Ripple CEO Brad Garlinghouse criticized Strategy’s debt-and-preferred-stock Bitcoin accumulation model during a CNBC interview, arguing that crypto value should come from utility rather than
Ripple CEO Brad Garlinghouse criticized Strategy’s debt-and-preferred-stock Bitcoin accumulation model during a CNBC interview, arguing that crypto value should come from utility rather than capital-market engineering.
Garlinghouse said “financial engineering” does not drive long-term value and that durable value in digital assets is driven by utility. He also said Strategy’s approach has hurt the broader market, while stressing that he remains bullish on Bitcoin itself.
The sharpest criticism centered on Strategy’s STRC preferred stock. Garlinghouse called STRC trading about 25% below its $100 stated amount a “damning indictment” of the company’s financing strategy, because the preferred-stock discount shows investors demanding much more compensation to hold the securities funding Strategy’s Bitcoin accumulation.
The comments landed while STRC dropped below $76, extending the selloff in one of Michael Saylor’s most important preferred-stock vehicles. STRC’s discount has turned into a visible stress point because the security was designed to trade closer to par while paying an 11.50% annual cash dividend.
MSTR Selloff Keeps Pressure On Saylor’s Capital Stack
Strategy’s common stock has also been hit hard. MSTR recently traded near $82, keeping the stock roughly 85% below its November 2024 all-time high and leaving investors focused on whether the company can keep raising capital efficiently while Bitcoin trades far below Strategy’s average purchase price.
The stock’s decline had already pushed Strategy shares near a two-year low as the company’s Bitcoin treasury traded underwater. Strategy holds 847,363 BTC at an average cost of $75,651, while Bitcoin recently traded near $60,375.
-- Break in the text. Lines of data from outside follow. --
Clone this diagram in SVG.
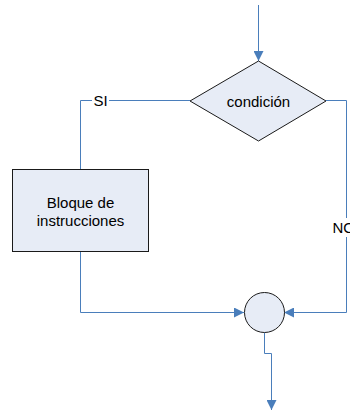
<svg xmlns="http://www.w3.org/2000/svg" width="350" height="416" viewBox="0 0 350 416">
<style>
.shape{fill:#e7ecf6;stroke:#1a1a1a;stroke-width:1}
.conn{fill:none;stroke:#4a7ebb;stroke-width:1}
.lbl{font-family:"Liberation Sans",Arial,sans-serif;font-size:15px;fill:#000}
</style>
<defs>
<marker id="arr" viewBox="0 0 10 10" refX="10" refY="5" markerWidth="10" markerHeight="10" markerUnits="userSpaceOnUse" orient="auto">
<path d="M0,0 L10,5 L0,10 z" fill="#4a7ebb"/>
</marker>
</defs>
<rect width="350" height="416" fill="#fff"/>
<g id="connectors">
<path class="conn" d="M258.5,5 V61" marker-end="url(#arr)"/>
<path class="conn" d="M190,100.5 H80.5 V169"/>
<path class="conn" d="M326,100.5 H346.5 V312.5 H284" marker-end="url(#arr)"/>
<path class="conn" d="M80.5,251 V312.5 H244" marker-end="url(#arr)"/>
<path class="conn" d="M264.5,333 V353.5 H271.5 V410" marker-end="url(#arr)"/>
<rect x="92" y="92" width="17" height="17" fill="#fff"/>
<text class="lbl" x="100.5" y="106" text-anchor="middle">SI</text>
<rect x="332" y="218" width="18" height="19" fill="#fff"/>
<text class="lbl" x="332.5" y="233">NO</text>
</g>
<g id="condicion">
<polygon class="shape" points="258.5,61 326,101 258.5,141 190,101"/>
<text class="lbl" x="258.5" y="106.5" text-anchor="middle">condición</text>
</g>
<g id="bloque">
<rect class="shape" x="12.5" y="169.5" width="136" height="82"/>
<text class="lbl" x="80.5" y="208" text-anchor="middle">Bloque de</text>
<text class="lbl" x="80.5" y="225.5" text-anchor="middle">instrucciones</text>
</g>
<g id="union">
<circle class="shape" cx="264.5" cy="312.5" r="20"/>
</g>
</svg>
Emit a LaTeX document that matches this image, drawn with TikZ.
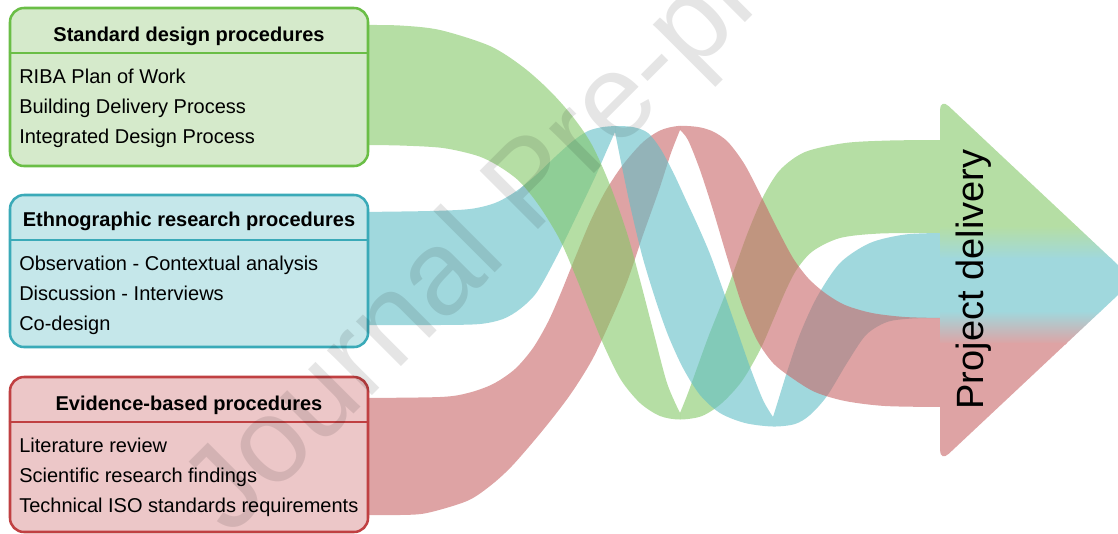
\documentclass[tikz,border=0pt]{standalone}
\usepackage{fontspec}
\setmainfont{Liberation Sans}
\definecolor{gfill}{RGB}{213,234,203}
\definecolor{gline}{RGB}{106,190,70}
\definecolor{tfill}{RGB}{197,231,234}
\definecolor{tline}{RGB}{58,170,184}
\definecolor{rfill}{RGB}{236,199,200}
\definecolor{rline}{RGB}{192,64,66}
\definecolor{gribbon}{RGB}{132,200,103}
\definecolor{tribbon}{RGB}{97,190,198}
\definecolor{rribbon}{RGB}{200,102,103}
\definecolor{agreen}{RGB}{181,222,164}
\definecolor{ateal}{RGB}{160,216,221}
\definecolor{ared}{RGB}{222,163,164}
\tikzset{
  procbox/.style={draw=#1line, fill=#1fill, line width=1.9pt, rounded corners=10.5pt,
    minimum width=268.5pt, inner sep=0pt},
  divider/.style={draw=#1line, line width=1.9pt},
  headtext/.style={font=\fontsize{15}{18}\selectfont\bfseries, anchor=base, inner sep=0pt},
  itemtext/.style={font=\fontsize{15}{18}\selectfont, anchor=base west, inner sep=0pt},
  ribbon/.style={fill=#1ribbon, fill opacity=0.6},
}
\def\greenribbon{plot[smooth] coordinates {(360,25) (400,25.5) (440,30) (490,46) (523,67) (550,91) (573,117) (592,145) (610,185) (627,233) (640,280) (653,330) (667,383) (680,413)}
 -- plot[smooth] coordinates {(680,413) (688,393) (697,368) (709,335) (723,300) (736,265) (748,232) (763,197) (780,170) (805,152) (845,143) (890,140.5) (942,140)}
 -- plot[smooth] coordinates {(942,233) (880,233.5) (840,238) (813,251) (797,269) (786,290) (774,318) (760,350) (742,381) (722,403) (702,416) (680,419.5) (660,416) (640,403) (621,380) (605,348) (590,312) (576,277) (560,240) (540,207) (520,182) (500,167) (478,156) (443,148) (400,145.5) (360,145)} -- cycle}
\def\tealribbon{plot[smooth] coordinates {(360,212) (430,211) (470,209) (495,203) (515,192) (535,176) (555,157) (573,141) (588,131) (603,127) (620,126) (635,127.5) (648,133) (660,148) (673,172) (686,200) (698,226) (710,254) (722,287) (735,324) (750,367) (763,400) (773,417)}
 -- plot[smooth] coordinates {(773,417) (778,401) (787,372) (800,334) (817,297) (840,263) (870,243) (905,234.5) (942,233)}
 -- plot[smooth] coordinates {(942,318) (912,318.5) (887,322) (866,335) (847,363) (827,396) (810,415) (795,424) (773,426.5) (745,423) (720,413) (700,395) (683,368) (668,335) (655,298) (642,255) (630,205) (621,162) (615,132)}
 -- plot[smooth] coordinates {(615,132) (607,150) (596,175) (578,213) (557,256) (537,292) (520,309) (503,319) (480,324) (440,325) (360,325)} -- cycle}
\def\redribbon{plot[smooth] coordinates {(360,398) (440,397) (468,393) (493,384) (515,369) (533,348) (548,322) (560,295) (575,258) (590,222) (605,192) (622,166) (642,143) (660,130.5) (678,126) (698,127) (713,131.5) (728,142) (745,165) (763,200) (778,230) (793,258) (808,278) (825,293) (845,305) (872,313) (905,317) (942,318)}
 -- plot[smooth] coordinates {(942,407) (885,406) (845,401) (815,392) (792,378) (773,363) (757,340) (742,305) (727,257) (713,210) (700,170) (688,140) (680,130)}
 -- plot[smooth] coordinates {(680,130) (671,153) (659,190) (643,235) (627,282) (610,322) (592,360) (570,395) (543,430) (512,466) (490,486) (467,501) (427,513) (400,515) (360,515)} -- cycle}
\begin{document}
\begin{tikzpicture}[x=0.75pt, y=-0.75pt]
\useasboundingbox (0,0) rectangle (1118,533);
\clip (0,0) rectangle (1118,533);
% ribbons, left halves
\begin{scope}\clip (0,0) rectangle (680,533); \fill[ribbon=r] \redribbon; \end{scope}
\begin{scope}\clip (0,0) rectangle (615,533); \fill[ribbon=t] \tealribbon; \end{scope}
\begin{scope}\clip (0,0) rectangle (680,533); \fill[ribbon=g] \greenribbon; \end{scope}
% ribbons, right halves
\begin{scope}\clip (680,0) rectangle (1118,533); \fill[ribbon=g] \greenribbon; \end{scope}
\begin{scope}\clip (615,0) rectangle (1118,533); \fill[ribbon=t] \tealribbon; \end{scope}
\begin{scope}\clip (680,0) rectangle (1118,533); \fill[ribbon=r] \redribbon; \end{scope}
% arrow
\begin{scope}
  \clip[rounded corners=9pt] (940,98) -- (1134,280) -- (940,462) -- cycle;
  \fill[agreen] (930,90) rectangle (1140,227);
  \shade[top color=agreen, bottom color=ateal] (930,226) rectangle (1140,259);
  \fill[ateal] (930,258) rectangle (1140,312);
  \shade[top color=ateal, bottom color=ared] (930,311) rectangle (1140,344);
  \fill[ared] (930,343) rectangle (1140,470);
\end{scope}
\node[rotate=90, anchor=base, inner sep=0pt, font=\fontsize{28.5}{30}\selectfont] (pd) at (983,279.5) {Project delivery};
% boxes
\node[procbox=g, minimum height=118.5pt] (box1) at (189,87) {};
\coordinate (d1) at (0,53);
\draw[divider=g] (box1.west |- d1) -- (box1.east |- d1);
\node[headtext] (h1) at (189,41) {Standard design procedures};
\node[itemtext] (i11) at (19,83) {RIBA Plan of Work};
\node[itemtext] (i12) at (19,113) {Building Delivery Process};
\node[itemtext] (i13) at (19,143) {Integrated Design Process};

\node[procbox=t, minimum height=114pt] (box2) at (189,271) {};
\coordinate (d2) at (0,240);
\draw[divider=t] (box2.west |- d2) -- (box2.east |- d2);
\node[headtext] (h2) at (189,226) {Ethnographic research procedures};
\node[itemtext] (i21) at (19,270) {Observation - Contextual analysis};
\node[itemtext] (i22) at (19,300) {Discussion - Interviews};
\node[itemtext] (i23) at (19,330) {Co-design};

\node[procbox=r, minimum height=116.25pt] (box3) at (189,454.5) {};
\coordinate (d3) at (0,422);
\draw[divider=r] (box3.west |- d3) -- (box3.east |- d3);
\node[headtext] (h3) at (189,410) {Evidence-based procedures};
\node[itemtext] (i31) at (19,452) {Literature review};
\node[itemtext] (i32) at (19,482) {Scientific research findings};
\node[itemtext] (i33) at (19,512) {Technical ISO standards requirements};
% watermark
\node[rotate=45, anchor=base west, inner sep=0pt, text=black, text opacity=0.1,
  font=\fontsize{90}{90}\selectfont] (wm) at (230,538) {Journal Pre-proof};
\end{tikzpicture}
\end{document}
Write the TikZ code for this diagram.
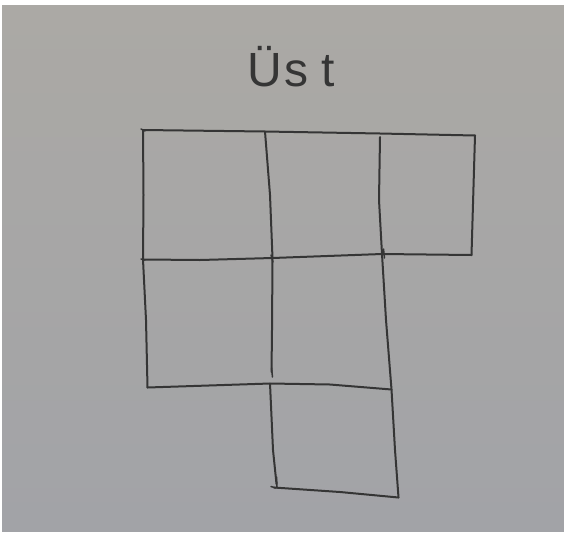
\documentclass[tikz,border=0pt]{standalone}
\usepackage{fontspec}
\setmainfont{Liberation Sans}
\usetikzlibrary{calc}
\definecolor{paperTop}{HTML}{ABA9A5}
\definecolor{paperBottom}{HTML}{A2A3A7}
\definecolor{penDark}{HTML}{353535}
\tikzset{
    pen/.style={draw=penDark,line width=2pt,line cap=round,line join=round},
    penmark/.style={draw=penDark,line width=1.5pt,line cap=round},
    headtext/.style={font=\fontsize{48}{48}\selectfont,text=penDark,inner sep=0pt}
}
\begin{document}
\begin{tikzpicture}[x=1pt,y=-1pt]
    % 纸面：上边与左边留一条白边
    \fill[white] (0,0) rectangle (564,533);
    \shade[top color=paperTop,bottom color=paperBottom] (2,5) rectangle (564,531);
    \useasboundingbox (0,0) rectangle (564,533);

    % 标题
    \node[headtext,anchor=base west] (ust) at (247,86) {Ü\hspace{3pt}s\hspace{13pt}t};

    % 格点：上行、中行、下行、底边
    \coordinate (t0) at (143,130);
    \coordinate (t1) at (265,131.5);
    \coordinate (t2) at (380,137);
    \coordinate (t3) at (475,135.5);
    \coordinate (m0) at (143,259.5);
    \coordinate (m1) at (272.5,258);
    \coordinate (m2) at (382,254);
    \coordinate (m3) at (471.5,255);
    \coordinate (b0) at (147.5,387.5);
    \coordinate (b1) at (270,383.5);
    \coordinate (b2) at (391.5,389.5);
    \coordinate (f1) at (274,487.5);
    \coordinate (f2) at (398.5,497.5);

    % 横线
    \draw[pen] (t0) -- (t1) -- (380,133.5) -- (t3);
    \draw[pen] (m0) -- (200,260) -- (m1) -- (m2) -- (m3);
    \draw[pen] (b0) -- (b1) -- (330,384.5) -- (b2);
    \draw[pen] (f1) -- (340,492) -- (f2);

    % 竖线
    \draw[pen] (t0) -- (143.5,195) -- (m0) -- (146,320) -- (b0);
    \draw[pen] (t1) -- (270,195) -- (m1) -- (272,330) -- (271.5,372);
    \draw[pen] (b1) -- (273,450) -- (276.5,484);
    \draw[pen] (t2) -- (379,200) -- (m2) -- (386,320) -- (b2) -- (395,450) -- (f2);
    \draw[pen] (t3) -- (m3);

    % 起笔的小顿点
    \draw[penmark] (141,129) -- (145,131);
    \draw[penmark] (141,259) -- (145,260);
    \draw[penmark] (271,255) -- (273,262);
    \draw[penmark] (383.5,249) -- (384.5,258);
    \draw[penmark] (271.5,368) -- (272.5,377);
    \draw[penmark] (276.5,477) -- (277,487);
    \draw[penmark] (271,486.5) -- (276,488);
\end{tikzpicture}
\end{document}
That gap turns every funding decision into a market test. Common-stock issuance becomes more dilutive when MSTR is weak, while preferred-stock issuance becomes harder when STRC trades far below par. Strategy can still point to Bitcoin conviction, cash reserves and long-term treasury strategy, but the securities used to support that model are now being repriced by the market.
The pressure is no longer only about price action. A Rosen securities probe has added legal overhang to the MSTR and STRC selloff, covering Strategy securities trading under MSTR, STRF, STRC, STRK and STRD. That probe does not represent a court finding or regulator action, but it widens the investor-risk track around Strategy’s disclosures and capital structure.
Ripple Pushes Utility Argument Against Treasury Engineering
Garlinghouse used the Strategy criticism to draw a broader line between utility-driven digital assets and balance-sheet engineering. Ripple’s own pitch remains centered on payments, liquidity and institutional settlement rather than holding Bitcoin as a leveraged treasury asset.
That argument has become more central to Ripple’s public positioning after its acquisitions and payments expansion. Garlinghouse has pointed to large legacy payment flows processed by acquired businesses, with almost none of that volume moving through crypto rails, as evidence that the real opportunity is moving institutional payments and treasury activity onto faster digital infrastructure.
Ripple’s utility argument also sits behind its XRP and stablecoin strategy. The company has continued to frame XRP, RLUSD and Ripple Payments around settlement, cross-border liquidity and institutional workflows, even as XRP itself remains exposed to market cycles and technical weakness.
Garlinghouse’s critique now puts Ripple directly against Saylor’s Bitcoin-treasury model. Strategy remains focused on accumulating BTC through securities issuance and long-term Bitcoin exposure, while Ripple is arguing that crypto winners will be defined by payments utility, settlement volume and real institutional usage. MSTR traded near $82, STRC remained about 25% below par and Bitcoin held near $60,375 as that debate moved from theory into live market stress.